╭──
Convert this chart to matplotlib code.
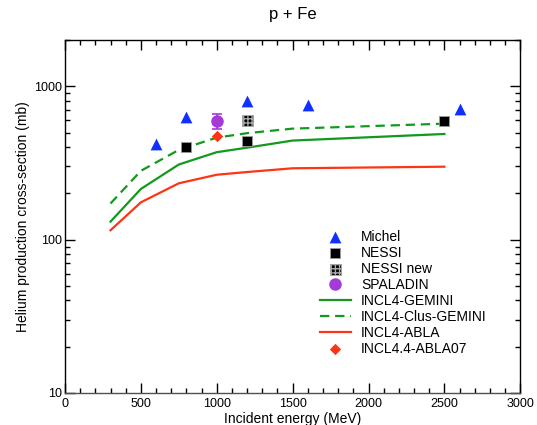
import matplotlib
matplotlib.use("Agg")
import matplotlib.pyplot as plt
from matplotlib.lines import Line2D
from matplotlib.ticker import FixedLocator, LogLocator, NullFormatter, FuncFormatter, MultipleLocator

plt.rcParams['font.family'] = ['Liberation Sans', 'DejaVu Sans']

# Model calculations (incident energy in MeV, cross-section in mb)
model_energy = [300, 500, 750, 1000, 1200, 1500, 2500]
incl4_gemini = [131, 214, 309, 372, 398, 443, 489]
incl4_clus_gemini = [172, 281, 385, 463, 495, 530, 571]
incl4_abla = [115, 175, 233, 265, 276, 292, 299]

# Measurements
michel_energy = [600, 800, 1200, 1600, 2600]
michel_xs = [421, 629, 808, 761, 713]
nessi_energy = [800, 1200, 2500]
nessi_xs = [401, 443, 595]
nessi_new_energy = [1200]
nessi_new_xs = [598]
spaladin_energy = [1000]
spaladin_xs = [595]
spaladin_err = [68]
abla07_energy = [1000]
abla07_xs = [477]

blue = '#1030ff'
green = '#119a1c'
red = '#ff3414'
purple = '#a53ad6'

fig = plt.figure(figsize=(5.37, 4.25), dpi=100)
ax = fig.add_axes([65 / 537, 1 - 392.7 / 425, (520.3 - 65) / 537, (392.7 - 40.3) / 425])

ax.plot(model_energy, incl4_gemini, color=green, lw=1.6, label='INCL4-GEMINI', zorder=2)
ax.plot(model_energy, incl4_clus_gemini, color=green, lw=1.6, ls=(0, (4.2, 2.6)),
        label='INCL4-Clus-GEMINI', zorder=2)
ax.plot(model_energy, incl4_abla, color=red, lw=1.6, label='INCL4-ABLA', zorder=2)

ax.scatter(michel_energy, michel_xs, marker='^', s=8.5 ** 2, color=blue,
           linewidths=0, label='Michel', zorder=4)
ax.scatter(nessi_energy, nessi_xs, marker='s', s=7.8 ** 2, facecolor='black',
           edgecolor='#9a9a9a', linewidths=0.6, label='NESSI', zorder=4)
ax.scatter(nessi_new_energy, nessi_new_xs, marker='s', s=7.8 ** 2, facecolor='black',
           edgecolor='#a8a8a8', linewidths=0.6, hatch='++++', label='NESSI new', zorder=4)
ax.errorbar(spaladin_energy, spaladin_xs, yerr=spaladin_err, fmt='o', ms=8,
            color=purple, mec=purple, elinewidth=1.2, capsize=3.5, capthick=1.2, zorder=4)
ax.scatter(abla07_energy, abla07_xs, marker='D', s=5.8 ** 2, color=red, linewidths=0,
           label='INCL4.4-ABLA07', zorder=5)

ax.set_xlim(0, 3000)
ax.set_yscale('log')
ax.set_ylim(10, 2000)

ax.xaxis.set_major_locator(MultipleLocator(500))
ax.xaxis.set_minor_locator(MultipleLocator(100))
ax.yaxis.set_major_locator(FixedLocator([10, 100, 1000]))
ax.yaxis.set_minor_locator(LogLocator(base=10, subs=range(2, 10)))
ax.yaxis.set_minor_formatter(NullFormatter())
ax.yaxis.set_major_formatter(FuncFormatter(lambda v, p: f'{int(round(v))}'))

ax.tick_params(which='both', direction='in', top=True, right=True, labelsize=9,
               width=1.0)
ax.tick_params(axis='x', which='both', pad=4)
ax.tick_params(axis='y', which='both', pad=2)
ax.tick_params(which='major', length=7)
ax.tick_params(which='minor', length=3.6)
for side in ['left', 'right', 'top', 'bottom']:
    ax.spines[side].set_linewidth(1.0)
ax.spines['bottom'].set_color('#505050')

ax.set_xlabel('Incident energy (MeV)', fontsize=10, labelpad=1)
ax.set_ylabel('Helium production cross-section (mb)', fontsize=10, labelpad=3)
ax.set_title('p + Fe', fontsize=12, pad=15)

handles, labels = ax.get_legend_handles_labels()
hmap = dict(zip(labels, handles))
hmap['SPALADIN'] = Line2D([], [], ls='none', marker='o', ms=8, color=purple)
order = ['Michel', 'NESSI', 'NESSI new', 'SPALADIN', 'INCL4-GEMINI',
         'INCL4-Clus-GEMINI', 'INCL4-ABLA', 'INCL4.4-ABLA07']
fig.legend([hmap[k] for k in order], order, loc='upper left',
           bbox_to_anchor=(320 / 537, 1 - 230 / 425), frameon=False,
           fontsize=10, handlelength=2.2, handletextpad=0.75,
           labelspacing=0.14, borderpad=0, borderaxespad=0, scatterpoints=1)

fig.savefig('out.png', dpi=100)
╰──
#### Work instructions
Reproduce the data above word for word from its first line through the line that holds "plt.rcParams['font.family'] = ['Liberation", both ends included; skip pictures.

#### Solution to this exercise
Convert this chart to matplotlib code.
import matplotlib
matplotlib.use("Agg")
import matplotlib.pyplot as plt
from matplotlib.lines import Line2D
from matplotlib.ticker import FixedLocator, LogLocator, NullFormatter, FuncFormatter, MultipleLocator

plt.rcParams['font.family'] = ['Liberation Sans', 'DejaVu Sans']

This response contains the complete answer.